Top - Fig. 7/ Pottery deposit on monument XIV contemporary to the emplementation of architectures (Photo : A. Delvoye, DAO : A. Delvoye).
Bottom - Fig. 8/ Pottery deposit on monument XIX after the collapse of dry stone élévations (A) and after a second episod of ruin (B) (Photo : L. Laporte, DAO : A. Delvoye).
Documented for many decades in the scientific literature, the pottery deposit on oriental façade of monuments were until recently commonly perceived as a practice corresponding to an occupational phase although it refers to various types of ceramics. By placing these units in stratigraphy, our observations deeply nuance this scheme. Indeed, several moments of deposition can be pointed out on the same architectural ensemble.
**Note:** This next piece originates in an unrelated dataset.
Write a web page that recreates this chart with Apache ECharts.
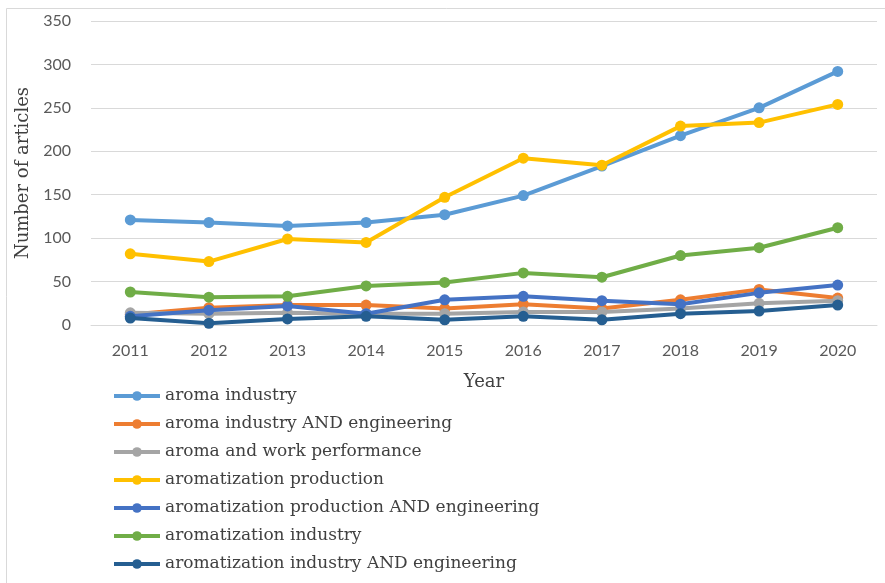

If deposits are in fact contemporaneous with the end of the implementation of architectures and their occupation (Fig. 7), most of the pottery placed at the periphery chronologically relate a first step of ruin (Monument XIV) or a second one (monument XIX) (Fig. 8). If a ritual function can be attached to ceramics assemblages lying before a first ruin of the architectures, later pottery deposits must be perceived in a commemorative perspective.
The funerary deposits studied on monuments I and XIX, dug prior to the erection of megalithic elements and consisting of various shape pits, show essentially
secondary burials. However, in lower burial levels on monument I were identified human bones in anatomical connection. Notable facts such as decomposition in empty space or selected bones and
arranged in a perishable container now disapeared are major points (Fig. 9). Thus, burial practices of each monument are understood as a succession of interventions
rather than a single event.
Artifacts related to burial pits consist mainly of iron spear, curved rings made of iron or copper alloy. Presence of gold items such as bead or ring as well as carved stones remember us, beyond the testimony of a certain social hierarchy, megalithic senegambian phenomenon fall, at least partly, through a period of apparition and developpement of large political entities called “Empires” such as Ghana or Mali.